The rate was set to fall to just 42 per cent next winter, to save a further £40,000, under a plan agreed in last year’s budget. It would have seen gritting confined to main roads and major link roads only.

But despite a relatively mild winter, there were chaotic scenes across the district as cars struggled in icy and snowy conditions and as a result the authority is now looking at reinstating some of the axed routes, rather than cutting them further.

Labour councillor Alex Ross-Shaw, whose portfolio includes highways, said they took public feedback seriously.

He said: “We received a lot of feedback from elected members and the public about the impact of this year’s changes.

“It was never an easy decision to make but the scale of government cuts mean we have to look at every area when making these cuts.”

He said they would make other efficiencies to ensure at least half the road network remained on gritting routes next year.

And added to the gritting budgets will be an extra £25,000 a year, raised through a better enforcement of a roadworks permit scheme.
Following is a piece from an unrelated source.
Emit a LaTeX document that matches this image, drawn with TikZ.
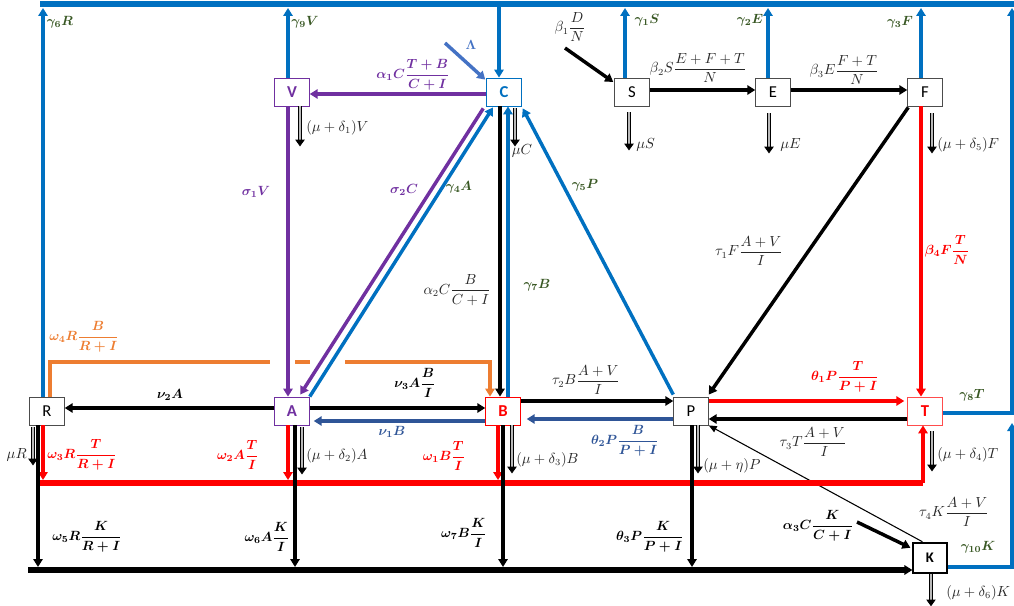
\documentclass[tikz,border=0pt]{standalone}
\usepackage{amsmath}
\usepackage{fontspec}
\usepackage{bm}
\newfontfamily\boxfont{Carlito}
\usetikzlibrary{arrows.meta,calc}
\definecolor{cblue}{HTML}{0070C0}
\definecolor{cpurple}{HTML}{7030A0}
\definecolor{cred}{HTML}{FF0000}
\definecolor{corange}{HTML}{ED7D31}
\definecolor{cgreen}{HTML}{385723}
\definecolor{cdblue}{HTML}{2F5597}
\definecolor{clam}{HTML}{4472C4}
\definecolor{cgray}{HTML}{262626}
\tikzset{
  box/.style={draw=gray!60!black, line width=0.6pt, fill=white, minimum width=26pt, minimum height=21pt, inner sep=0pt, font=\boxfont\fontsize{12.5}{14}\selectfont},
  boxb/.style={box, font=\boxfont\fontsize{12.5}{14}\selectfont\bfseries},
  tipA/.style={-{Triangle[length=6pt,width=7pt]}},
  flow/.style={line width=2.6pt, tipA},
  bus/.style={line width=4.5pt},
  loss/.style={draw=black, double=gray!55, double distance=2.2pt, line width=0.6pt, -{Triangle[length=5pt,width=7pt]}},
  lab/.style={font=\fontsize{10.5}{12}\selectfont, inner sep=0pt, text=cgray},
  blab/.style={font=\fontsize{10}{12}\selectfont\boldmath, inner sep=0pt},
}
\begin{document}
\begin{tikzpicture}[x=0.75pt,y=-0.75pt]
\useasboundingbox (0,0) rectangle (1014,606);
% ---------------- nodes
\node[box] (R) at (47,411) {R};
\node[boxb, draw=cpurple, text=cpurple] (A) at (292,411) {A};
\node[boxb, draw=cred, text=cred] (B) at (503,411) {B};
\node[box] (P) at (691,411) {P};
\node[boxb, draw=cred!70, text=cred] (T) at (925,411) {T};
\node[boxb, draw=black, line width=1.4pt, minimum width=25pt, minimum height=23pt, font=\boxfont\fontsize{11}{12}\selectfont\bfseries] (K) at (930,558) {K};
\node[boxb, draw=cpurple, text=cpurple] (V) at (292,92) {V};
\node[boxb, draw=cblue, text=cblue] (C) at (504,92) {C};
\node[box] (S) at (632,92) {S};
\node[box] (E) at (773,92) {E};
\node[box] (F) at (925,92) {F};
% ---------------- coordinates
\coordinate (busL) at (40,4);
\coordinate (busR) at (1016,4);
\coordinate (g6top) at (43,8);
\coordinate (g9top) at (288,8);
\coordinate (cTop) at (499,4);
\coordinate (g1top) at (625,8);
\coordinate (g2top) at (768,8);
\coordinate (g3top) at (921,8);
\coordinate (rTop) at (1012,8);
\coordinate (rMid) at (1012,413);
\coordinate (rLow) at (1012,423);
\coordinate (rBot) at (1012,567);
\coordinate (lamS) at (445,43);
\coordinate (b1S) at (565,48);
\coordinate (a3S) at (857,522);
\coordinate (oR) at (50,362);
\coordinate (oG1) at (270,362);
\coordinate (oG2) at (295,362);
\coordinate (oG3) at (310,362);
\coordinate (oG4) at (345,362);
\coordinate (oB) at (490,362);
\coordinate (redL) at (40,483);
\coordinate (redR) at (923,483);
\coordinate (blkL) at (28,570);
% ---------------- blue top bus
\draw[cblue, bus] (busL) -- (busR);
\draw[cblue, flow] ($(R.north)+(-4,0)$) -- (g6top);
\draw[cblue, flow] ($(V.north)+(-4,0)$) -- (g9top);
\draw[cblue, flow] (cTop) -- ($(C.north)+(-5,0)$);
\draw[cblue, flow] ($(S.north)+(-7,0)$) -- (g1top);
\draw[cblue, flow] ($(E.north)+(-5,0)$) -- (g2top);
\draw[cblue, flow] ($(F.north)+(-4,0)$) -- (g3top);
\draw[cblue, flow] ($(T.east)+(0,2)$) -- (rMid) -- (rTop);
\draw[cblue, flow] ($(K.east)+(0,9)$) -- (rBot) -- (rLow);
\draw[clam, flow] (lamS) -- ($(C.north west)+(-1,2)$);
% ---------------- purple
\draw[cpurple, flow] ($(C.west)+(0,2)$) -- ($(V.east)+(0,2)$);
\draw[cpurple, flow] ($(V.south)+(-4,0)$) -- ($(A.north)+(-4,0)$);
\draw[cpurple, flow] ($(C.south west)+(-3,2)$) -- ($(A.north east)+(-9.5,-2)$);
% ---------------- around C
\draw[cblue, flow] (A.north east) -- ($(C.south)+(-11,1)$);
\draw[black, flow] ($(C.south)+(-4,0)$) -- ($(B.north)+(-3,0)$);
\draw[cblue, flow] ($(B.north)+(5,0)$) -- ($(C.south)+(4,0)$);
\draw[cblue, flow] ($(P.north west)+(0,-2)$) -- ($(C.south east)+(1,2)$);
\draw[loss] ($(C.south)+(11,2)$) -- ++(0,38);
\draw[loss] ($(V.south)+(8,0)$) -- ++(0,40);
% ---------------- S E F
\draw[black, flow] (b1S) -- ($(S.west)+(-1,-10)$);
\draw[black, flow] ($(S.east)+(0,-2)$) -- ($(E.west)+(0,-2)$);
\draw[black, flow] ($(E.east)+(0,-2)$) -- ($(F.west)+(0,-2)$);
\draw[loss] ($(S.south)+(-3,6)$) -- ++(0,38);
\draw[loss] ($(E.south)+(-4,7)$) -- ++(0,40);
\draw[loss] ($(F.south)+(7,7)$) -- ++(0,40);
\draw[cred, flow] ($(F.south)+(-4,0)$) -- ($(T.north)+(-4,0)$);
\draw[black, flow] ($(F.south west)+(1,1)$) -- ($(P.north east)+(0,-2)$);
% ---------------- orange
\draw[corange, line width=3.2pt] ($(R.north)+(3,0)$) -- (oR) -- (oG1);
\draw[corange, line width=3.2pt] (oG2) -- (oG3);
\draw[corange, line width=3.2pt, tipA] (oG4) -- (oB) -- ($(B.north)+(-13,0)$);
% ---------------- middle row
\draw[black, flow] ($(A.west)+(0,-3)$) -- ($(R.east)+(0,-3)$);
\draw[black, flow] ($(A.east)+(0,-3)$) -- ($(B.west)+(0,-3)$);
\draw[cdblue, flow] ($(B.west)+(0,10)$) -- ($(A.east)+(4,10)$);
\draw[black, flow] ($(B.east)+(0,-10)$) -- ($(P.west)+(0,-10)$);
\draw[cdblue, flow] ($(P.west)+(0,8)$) -- ($(B.east)+(6,8)$);
\draw[cred, flow] ($(P.east)+(0,-10)$) -- ($(T.west)+(-3,-10)$);
\draw[black, flow] ($(T.west)+(0,8)$) -- ($(P.east)+(0,8)$);
\draw[black, line width=0.8pt, -{Triangle[length=6pt,width=5pt]}] ($(K.north west)+(10,0)$) -- (P.south east);
\draw[black, flow] (a3S) -- ($(K.north west)+(-2,6)$);
% ---------------- red bus
\draw[cred, line width=4.5pt] (redL) -- (redR);
\draw[cred, flow] (redR) -- ($(T.south)+(-2,0)$);
\draw[cred, flow] ($(R.south)+(-4,0)$) -- (43,480);
\draw[cred, flow] ($(A.south)+(-4,0)$) -- (288,480);
\draw[cred, flow] ($(B.south)+(-5,0)$) -- (498,480);
% ---------------- black bus
\draw[black, bus, tipA] (blkL) -- ($(K.west)+(0,12)$);
\draw[black, flow] ($(R.south)+(-9,0)$) -- (38,567);
\draw[black, flow] ($(A.south)+(3,0)$) -- (295,567);
\draw[black, flow] (B.south) -- (503,567);
\draw[black, flow] ($(P.south)+(1,0)$) -- (692,567);
% ---------------- losses
\draw[loss] ($(R.south)+(-14,2)$) -- ++(0,38);
\draw[loss] ($(A.south)+(10,2)$) -- ++(0,47);
\draw[loss] ($(B.south)+(9,0)$) -- ++(0,48);
\draw[loss] ($(P.south)+(7,0)$) -- ++(0,48);
\draw[loss] ($(T.south)+(7,6)$) -- ++(0,40);
\draw[loss] ($(K.south)+(1,0)$) -- ++(0,32);
% ---------------- labels
\node[blab, text=cgreen] (l1) at (60,22) {$\gamma_6R$};
\node[blab, text=cgreen] (l2) at (305,22) {$\gamma_9V$};
\node[blab, text=clam] (l3) at (471,45) {$\Lambda$};
\node[blab, text=cpurple] (l4) at (413,75) {$\alpha_1C\dfrac{T+B}{C+I}$};
\node[lab] (l5) at (570,27) {$\beta_1\dfrac{D}{N}$};
\node[blab, text=cgreen] (l6) at (647,20) {$\gamma_1S$};
\node[blab, text=cgreen] (l7) at (750,20) {$\gamma_2E$};
\node[blab, text=cgreen] (l8) at (900,22) {$\gamma_3F$};
\node[lab] (l9) at (698,68) {$\beta_2S\dfrac{E+F+T}{N}$};
\node[lab] (l10) at (844,70) {$\beta_3E\dfrac{F+T}{N}$};
\node[lab, anchor=west] (l11) at (636,145) {$\mu S$};
\node[lab, anchor=west] (l12) at (780,145) {$\mu E$};
\node[lab, anchor=west] (l13) at (937,145) {$(\mu+\delta_5)F$};
\node[lab, anchor=west] (l14) at (306,128) {$(\mu+\delta_1)V$};
\node[lab] (l15) at (522,151) {$\mu C$};
\node[blab, text=cpurple] (l16) at (256,192) {$\sigma_1V$};
\node[blab, text=cpurple] (l17) at (404,190) {$\sigma_2C$};
\node[blab, text=cgreen] (l18) at (459,187) {$\gamma_4A$};
\node[blab, text=cgreen] (l19) at (585,185) {$\gamma_5P$};
\node[lab] (l20) at (457,290) {$\alpha_2C\dfrac{B}{C+I}$};
\node[blab, text=cgreen] (l21) at (537,285) {$\gamma_7B$};
\node[lab] (l22) at (749,251) {$\tau_1F\dfrac{A+V}{I}$};
\node[blab, text=cred] (l23) at (947,250) {$\beta_4F\dfrac{T}{N}$};
\node[blab, text=corange] (l24) at (84,337) {$\omega_4R\dfrac{B}{R+I}$};
\node[blab, text=black] (l25) at (170,395) {$\nu_2A$};
\node[blab, text=black] (l26) at (415,383) {$\nu_3A\dfrac{B}{I}$};
\node[blab, text=cdblue] (l27) at (392,432) {$\nu_1B$};
\node[lab] (l28) at (586,380) {$\tau_2B\dfrac{A+V}{I}$};
\node[blab, text=cdblue] (l29) at (625,441) {$\theta_2P\dfrac{B}{P+I}$};
\node[blab, text=cred] (l30) at (845,377) {$\theta_1P\dfrac{T}{P+I}$};
\node[lab] (l31) at (813,442) {$\tau_3T\dfrac{A+V}{I}$};
\node[blab, text=cgreen] (l32) at (972,395) {$\gamma_8T$};
\node[blab, text=cred] (l33) at (82,455) {$\omega_3R\dfrac{T}{R+I}$};
\node[blab, text=cred] (l34) at (238,455) {$\omega_2A\dfrac{T}{I}$};
\node[blab, text=cred] (l35) at (444,456) {$\omega_1B\dfrac{T}{I}$};
\node[lab, anchor=east] (l36) at (27,455) {$\mu R$};
\node[lab, anchor=west] (l37) at (306,456) {$(\mu+\delta_2)A$};
\node[lab, anchor=west] (l38) at (516,460) {$(\mu+\delta_3)B$};
\node[lab, anchor=west] (l39) at (703,466) {$(\mu+\eta)P$};
\node[lab, anchor=west] (l40) at (937,455) {$(\mu+\delta_4)T$};
\node[lab] (l41) at (954,512) {$\tau_4K\dfrac{A+V}{I}$};
\node[blab, text=black] (l42) at (818,526) {$\alpha_3C\dfrac{K}{C+I}$};
\node[blab, text=cgreen] (l43) at (978,547) {$\gamma_{10}K$};
\node[blab, text=black] (l44) at (87,537) {$\omega_5R\dfrac{K}{R+I}$};
\node[blab, text=black] (l45) at (267,537) {$\omega_6A\dfrac{K}{I}$};
\node[blab, text=black] (l46) at (464,533) {$\omega_7B\dfrac{K}{I}$};
\node[blab, text=black] (l47) at (650,537) {$\theta_3P\dfrac{K}{P+I}$};
\node[lab, anchor=west] (l48) at (946,593) {$(\mu+\delta_6)K$};
\end{tikzpicture}
\end{document}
Cllr Ross-Shaw said: “We can use this income to put a little bit back into the gritting service, which we know is something the public were keen to see. The precise streets that will be put back onto a gritting route will be determined in liaison with elected members.

“The funding will also be used to work with communities in setting up volunteer grit teams to encourage people to look after their own streets where we cannot justify putting it on the main gritting network.”

The Council’s Stockbridge depot, used as a base for gritting teams in the Keighley area, will also remain open, despite previous plans to close it - funded by increased income from planning and highways services.

Councillor Rebecca Poulsen, of the opposition Conservative group, gave the news a lukewarm welcome.

She said: “My colleagues and I who represent small villages and rural communities have been inundated with complaints and queries from residents, desperate to know whether their roads are still on the routes to be gritted.”

But the Tories said they would restore all gritting routes back to 2015/16 levels under their alternative budget plans.

Councillor Jeanette Sunderland, leader of the Liberal Democrat group, said cutting gritting had been a false economy.

She gave the example of a bad crash in Ley Fleaks Road, Idle, during snowy weather last month, which was captured on video by a nearby driver.

She said: “The Council saved £300 by not gritting Ley Fleaks Road in Idle.

“It cost the police the wages of four police officers and two vehicles, as well as an ambulance and two people who had to come out and clean up the mess and grit it.

“So the cut was a ridiculous thing to do in the first place.”

There is an amber weather warning in place today as Yorkshire braces itself for Storm Doris.

Heavy winds and rain are expected, as well as snow over high ground, the Met Office has said.